This is a guest post from Aaron Feild, who has an amazing talent for tracking down one- or two-page one-shot storygames. Print all these out for your go-bag and never be bored at a con again!
Hello, my name is Aaron Feild (@turgidbolk1 on twitter if you must), here are some microgame one-shot suggestions. I’ve played all of them to good effect at cons, though I’d suggest test-driving them with a home group first if you get a chance.
“Microgame” means the rules are small enough to be printed out entirely, most can be played quickly enough that you can play again or play another microgame afterwards.
Most of these require just a few reference pages and some index cards. I assume you have a selection of dice. Usually there’s no prep needed, however the creative lift is offloaded to the players at run time. I’ll note exceptions or other requirements.
As always at cons, bring your own consent tools:
Script Change: http://briebeau.com/thoughty/script-change/
Collaborative sci-fi horror mystery generator that turns into “guess my explanation.” GM-less, everyone plays the same protagonist. You don’t even need to read through it first, but do. Plays in 2 hours tops. (Btw the protagonist will probably have strangely contradicting aspects, e.g. a man named Jennifer, a lower-class doctor, etc.; this is intentional, normalize it.)
Life On Mars
Minimalist sci-fi RPG, mechanical precursor to Fall of Magic, take turns selecting and answering simple prompts. You’re on the first crewed mission to Mars, what’s that like for you? GM-less. Sadly the physical version is out of print, so get yourself 5 nice unique tokens.
PbtA where everyone plays clones created and enslaved for one purpose. Two moves – if you are designed to do it, you do it. If you aren’t designed to do it, roll, and maybe you can do it now or maybe you never can.
Enter The Avenger
Scripted structure around freeform dialogue of the Avenger interrogating suspects and deciding whether to kill them. GM-less, sword and sorcery. Print out two copies so people can pass them around. Needs a deck of cards (but really only 6, you can make your own set from index cards). If you’re facilitating, do not play the Avenger, and start as the Narrator role.
Take turns making up fantastical sword and sorcery stories of your travels, but beware the judgment of your fellow players who represent the court of the capricious Silent Emperor. GM-less.
Otherkind, Psi*Run, Ghost/Echo style dice. You died but your brain was scanned and conscripted to fight via mechs, which damages your few remaining emotional memories. Print a copy for each player. It can help to imagine a few possible military missions/alien planets ahead of time. (One rules tweak – change the Failure under Attempt to “Player says what they’ll need from another character to succeed.”)
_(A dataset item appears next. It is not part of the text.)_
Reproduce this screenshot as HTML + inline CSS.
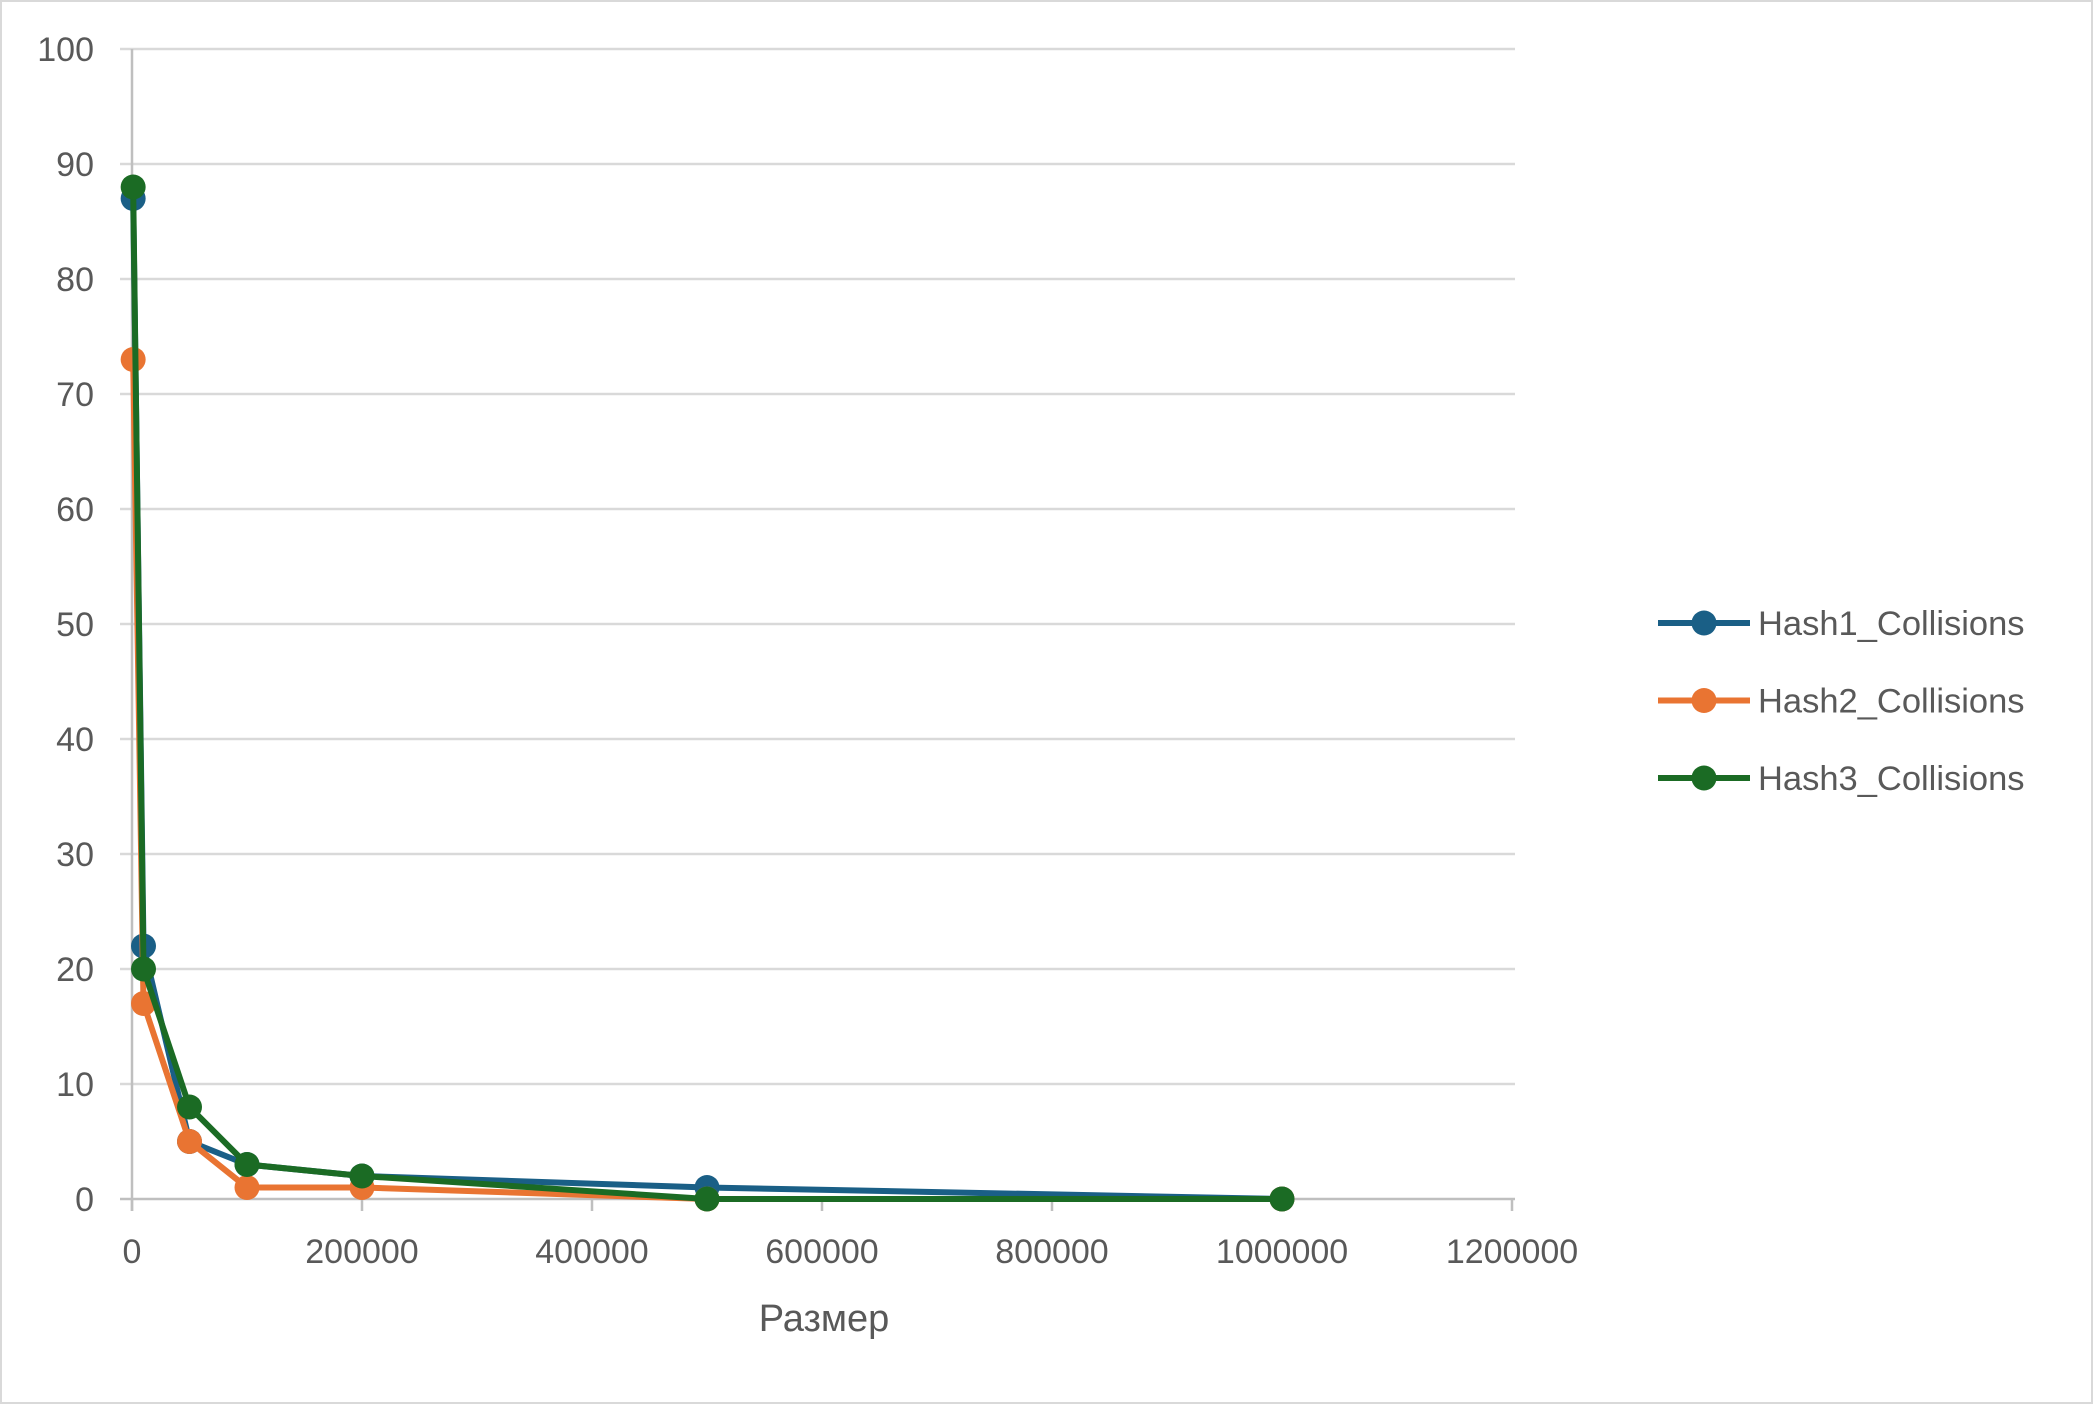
<!DOCTYPE html>
<html><head><meta charset="utf-8"><style>
body{margin:0;background:#fff}
svg{display:block;font-family:"Liberation Sans","DejaVu Sans",sans-serif}
</style></head><body>
<svg id="chart" width="2093" height="1404" viewBox="0 0 2093 1404">
<rect x="1" y="1" width="2091" height="1402" fill="#fff" stroke="#d9d9d9" stroke-width="2"/>
<g id="grid"></g><g id="axes"></g><g id="series"></g><g id="legend"></g>
<text x="824" y="1331" font-size="38" fill="#595959" text-anchor="middle">Размер</text>
</svg>
<script>
const xValues=[1000,10000,50000,100000,200000,500000,1000000];
const hash1=[87,22,5,3,2,1,0];
const hash2=[73,17,5,1,1,0,0];
const hash3=[88,20,8,3,2,0,0];
const xTicks=[0,200000,400000,600000,800000,1000000,1200000];
const yTicks=[0,10,20,30,40,50,60,70,80,90,100];
const seriesNames=["Hash1_Collisions","Hash2_Collisions","Hash3_Collisions"];
const colors=["#1a5f86","#e97432","#1b6b24"];
const NS="http://www.w3.org/2000/svg";
const X0=132,X1=1512,Y0=1199,Y1=49;
const sx=v=>X0+(v/1200000)*(X1-X0);
const sy=v=>Y0-(v/100)*(Y0-Y1);
function mk(tag,attrs,parent,text){const e=document.createElementNS(NS,tag);for(const k in attrs)e.setAttribute(k,attrs[k]);if(text!==undefined)e.textContent=text;parent.appendChild(e);return e;}
const grid=document.getElementById('grid'),axes=document.getElementById('axes'),ser=document.getElementById('series'),leg=document.getElementById('legend');
yTicks.forEach(t=>{
  const l=mk('line',{x1:X0-12,x2:1515,y1:sy(t),y2:sy(t),stroke:t===0?'#bfbfbf':'#d9d9d9','stroke-width':2.5},grid);
  
  
  const tx=mk('text',{x:94,y:sy(t)+12,'font-size':34,fill:'#595959','text-anchor':'end'},axes,String(t));
  
  
});
const ya=mk('line',{x1:X0,x2:X0,y1:Y1,y2:Y0+12,stroke:'#bfbfbf','stroke-width':2.5},axes);


xTicks.forEach(t=>{
  const l=mk('line',{x1:sx(t),x2:sx(t),y1:Y0,y2:Y0+12,stroke:'#bfbfbf','stroke-width':2.5},axes);
  
  
  const tx=mk('text',{x:sx(t),y:1263,'font-size':34,fill:'#595959','text-anchor':'middle'},axes,String(t));
  
  
});
[hash1,hash2,hash3].forEach((data,i)=>{
  const g=mk('g',{},ser);
  
  
  const pts=data.map((v,j)=>sx(xValues[j])+','+sy(v)).join(' ');
  const pl=mk('polyline',{points:pts,fill:'none',stroke:colors[i],'stroke-width':6,'stroke-linejoin':'round'},g);
  
  
  data.forEach((v,j)=>{
    const c=mk('circle',{cx:sx(xValues[j]),cy:sy(v),r:12.5,fill:colors[i]},g);
    
    
  });
  const ly=623+i*77.5;
  const lg=mk('g',{},leg);
  
  
  mk('line',{x1:1658,x2:1750,y1:ly,y2:ly,stroke:colors[i],'stroke-width':6},lg);
  mk('circle',{cx:1704,cy:ly,r:12.5,fill:colors[i]},lg);
  mk('text',{x:1758,y:ly+12,'font-size':34.5,fill:'#595959'},lg,seriesNames[i]);
});
</script>
</body></html>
Editor’s note: Aaron ran this for me at the Arizona Game Fair and it is super neat! I think one more round of development would be nice. I hope Jay considers doing so!
One person plays the Agent who has just been (nearly) killed in action. The other players frame flashback scenes of their career based on card draws. Spy action/thriller genre. Needs a deck of cards.
Part of a microgame collection, although I haven’t tried the others yet. Simple dice and narrative scenes plus a little meter/xp tracking, GM-less. Snakegrinder is a Sliders-style time traveling 80s glam metal band that have to fix someone else’s problems to get home! Think Bill and Ted. Actual guitar picks preferred, but cut-outable ones are included. Strong facilitation helps.
Vast & Starlit
Simple scene-setting with narrative resolution, with a clever cliffhanger mechanic, and collaborative alien creation. GM-less. Expansions available but not necessary. Sci-fi/Space Fantasy ship of prison escapees on the run. Strong facilitation helps.
Probably the most well-known on this list. Simple dice pool-building, plus narrative Keys. Space / Steampunk Fantasy. Lady Blackbird hired a smuggling crew to help her escape an arranged marriage and meet her lover across the solar system, but you start off captured. Strong GMing required.
Weird phrase interpretation mechanic needing a novel or other tome. You play priest/esses interpreting gibberish divine speech from an oracle. PvP – each player has a hidden agenda, and interpretations are vetted by majority vote.
Borderline entries with slightly more rules and longer play time:
Narrative scene-setting with one player judging/reacting secretly to the others. A woman player plays the man Kagematsu, masterless knight, who happens upon a war-torn Japanese village with mainly women left, under (supernatural?) threat. Other players play the village women trying to convince Kagematsu to stay and defend them. Will he love or pity them, or both? Try to work your way up the ladder of affection – or jump ahead at your peril. Technically GM-less, but strong facilitation helps. (I have not tried it, but if you don’t dig the woman player restriction, there’s a KaGaymatsu hack: http://www.gentechegioca.it/smf/index.php?topic=9371.0)
Carolina Death Crawl
Role-playing card game. Special cards required, which you can buy or print yourself. GM-less. Civil war betrayers try to make it back to friendly lines from their former homeland of North Carolina. Every one will die, except perhaps one. Technically competitive, but more focused on trying to work prompts in to the narrative. Eliminated players become ghosts who may larp haunting the survivors.